Turning swiftly, Jim finds Eileen behind him. He jumps as if she is contagious. Her orange hat is perched at such a precarious angle to her head it looks on the verge of flying off. She holds a ham sandwich on a plate.

Eileen gives a big frank smile that lifts her whole face. ‘I didn’t mean to shock you,’ she says. ‘It’s an effect I have. Even when I think I’m being not shocking, I still shock people.’ She laughs.

After his previous experience with the smiling, Jim would like to try something different. Maybe he should laugh although he doesn’t want to suggest he’s mocking Eileen or that he agrees she’s shocking. He wants to laugh in the way that she does: a throaty, generous roar. He makes a smile shape and then does a noise.

‘Do you need a glass of water?’ she says.

He tries a bigger laugh. It actually twists his tonsils. This one sounds even worse. He stops laughing and looks at his feet.

‘The girls tell me you’re a gardener,’ she says.

A gardener. No one has ever called him that before. They have called him other things. Frog mouth, loony, weirdo, spaz; but never this. He feels a rush of pleasure but it might be a mistake to do the laugh again so he attempts instead to appear casual. He tries digging his hands in his trouser pockets in an easy-going sort of manner only his apron is in the way and his hands get stuck.

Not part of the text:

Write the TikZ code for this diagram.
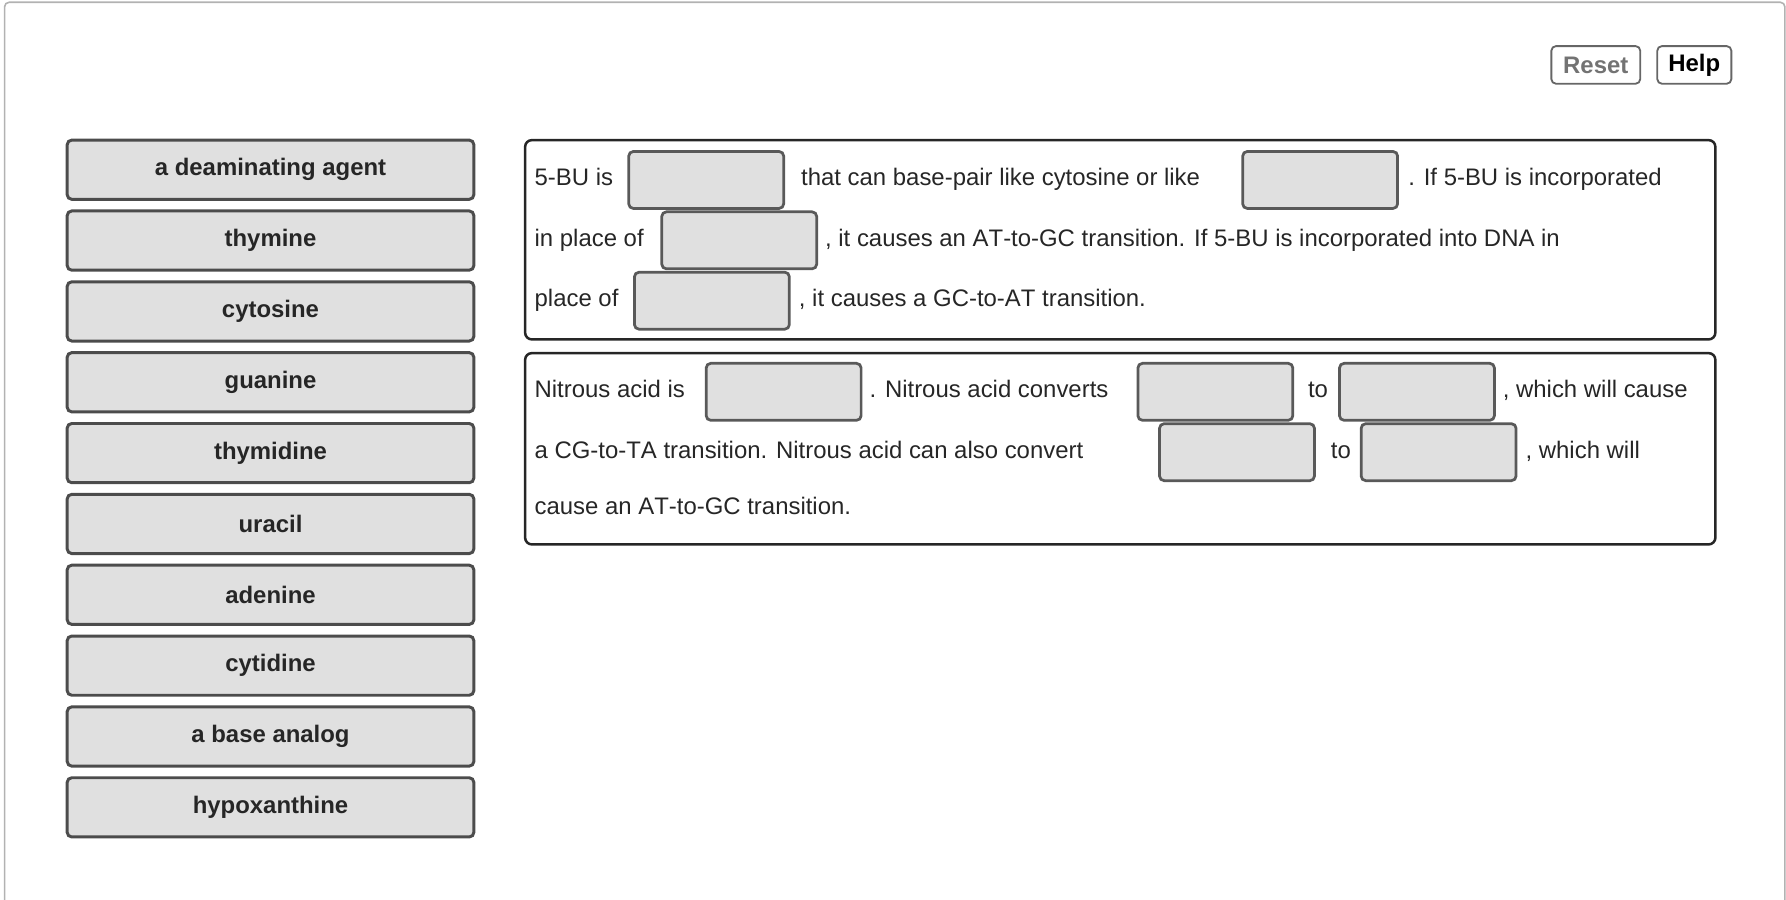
\documentclass[tikz,border=0pt]{standalone}
\usepackage{fontspec}
\setmainfont{Liberation Sans}
\begin{document}
\begin{tikzpicture}[x=0.5pt,y=-0.5pt,
 item/.style={draw=black!70,line width=1.3pt,fill=black!12,rounded corners=2pt,minimum width=178.5pt,minimum height=26pt,font=\bfseries\fontsize{10.5}{12}\selectfont,text=black!85},
 blank/.style={draw=black!65,line width=1.2pt,fill=black!12,rounded corners=2pt,minimum width=68pt,minimum height=25pt,inner sep=0pt},
 panel/.style={draw=black!85,line width=1.1pt,rounded corners=3pt},
 txt/.style={anchor=mid west,inner sep=0pt,font=\fontsize{10.5}{12}\selectfont,text=black!85},
 btn/.style={draw=black!60,line width=0.8pt,rounded corners=2pt,font=\bfseries\fontsize{10.5}{12}\selectfont,minimum height=16.5pt,inner sep=2pt}]
\useasboundingbox (0,0) rectangle (1568,790);
\draw[black!30,line width=0.7pt,rounded corners=2pt] (4,2) rectangle (1567,800);
\node[btn,text=black!55,minimum width=39pt] (reset) at (1401,57) {Reset};
\node[btn,text=black,minimum width=32.5pt] (help) at (1487.5,57) {Help};
\foreach \t [count=\i] in {a deaminating agent,thymine,cytosine,guanine,thymidine,uracil,adenine,cytidine,a base analog,hypoxanthine}
  \node[item] (it\i) at (237.5,{149+62.2*(\i-1)}) {\t};
\draw[panel] (461,123) rectangle (1506,298);
\draw[panel] (461,310) rectangle (1506,478);
% box 1
\node[blank] (b1) at (620,158) {};
\node[blank] (b2) at (1159,158) {};
\node[blank] (b3) at (649,211) {};
\node[blank] (b4) at (625,264) {};
\node[txt] (t1) at (469,158) {5-BU is};
\node[txt] (t2) at (703,158) {that can base-pair like cytosine or like};
\node[txt] (t3) at (1236,158) {. If 5-BU is incorporated};
\node[txt] (t4) at (469,211) {in place of};
\node[txt] (t5) at (724,211) {, it causes an $\mathrm{AT}$-to-$\mathrm{GC}$ transition. If 5-BU is incorporated into $\mathrm{DNA}$ in};
\node[txt] (t6) at (469,264) {place of};
\node[txt] (t7) at (701,264) {, it causes a $\mathrm{GC}$-to-$\mathrm{AT}$ transition.};
% box 2
\node[blank] (c1) at (688,344) {};
\node[blank] (c2) at (1067,344) {};
\node[blank] (c3) at (1244,344) {};
\node[blank] (c4) at (1086,397) {};
\node[blank] (c5) at (1263,397) {};
\node[txt] (s1) at (469,344) {Nitrous acid is};
\node[txt] (s2) at (763,344) {. Nitrous acid converts};
\node[txt] (s3) at (1148,344) {to};
\node[txt] (s4) at (1319,344) {, which will cause};
\node[txt] (s5) at (469,397) {a $\mathrm{CG}$-to-$\mathrm{TA}$ transition. Nitrous acid can also convert};
\node[txt] (s6) at (1168,397) {to};
\node[txt] (s7) at (1339,397) {, which will};
\node[txt] (s8) at (469,446) {cause an $\mathrm{AT}$-to-$\mathrm{GC}$ transition.};
\end{tikzpicture}
\end{document}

She says, ‘Someone gave me a bonsai tree once. Biggest mistake of my life, accepting that gift. And the thing is, I really wanted to look after it. I read the leaflet. I put it in the right spot by the window. I watered it with this thimble. I even bought a pair of mini clippers. And then, guess what? The fucker withered up and died on me. I came down one morning and it had dropped its piddly leaves all over the floor. It was actually hanging sideways.’ She gives an impression of a tiny dead tree. He wants to laugh.

‘Maybe you watered it too much?’

‘I cared for it too much. That was the problem.’

Jim is not quite sure what to do with her story about the bonsai tree. He nods, as if he is caught up with thinking about something else. He yanks his hands free of his pockets.

‘You have nice fingers,’ says Eileen. ‘Artist’s fingers. I guess that’s why you’re good at gardening.’ She glances back at the café, and he realizes she must be looking for an excuse to get away.

He would like to say something else. He would like to stay a little while longer with this woman who stands with her feet wide, whose hair is the colour of flame. But he has no idea how you do small talk. It’s easy, a nurse at Besley Hill told him once. You just say what’s on your mind. A compliment is always nice, she told him.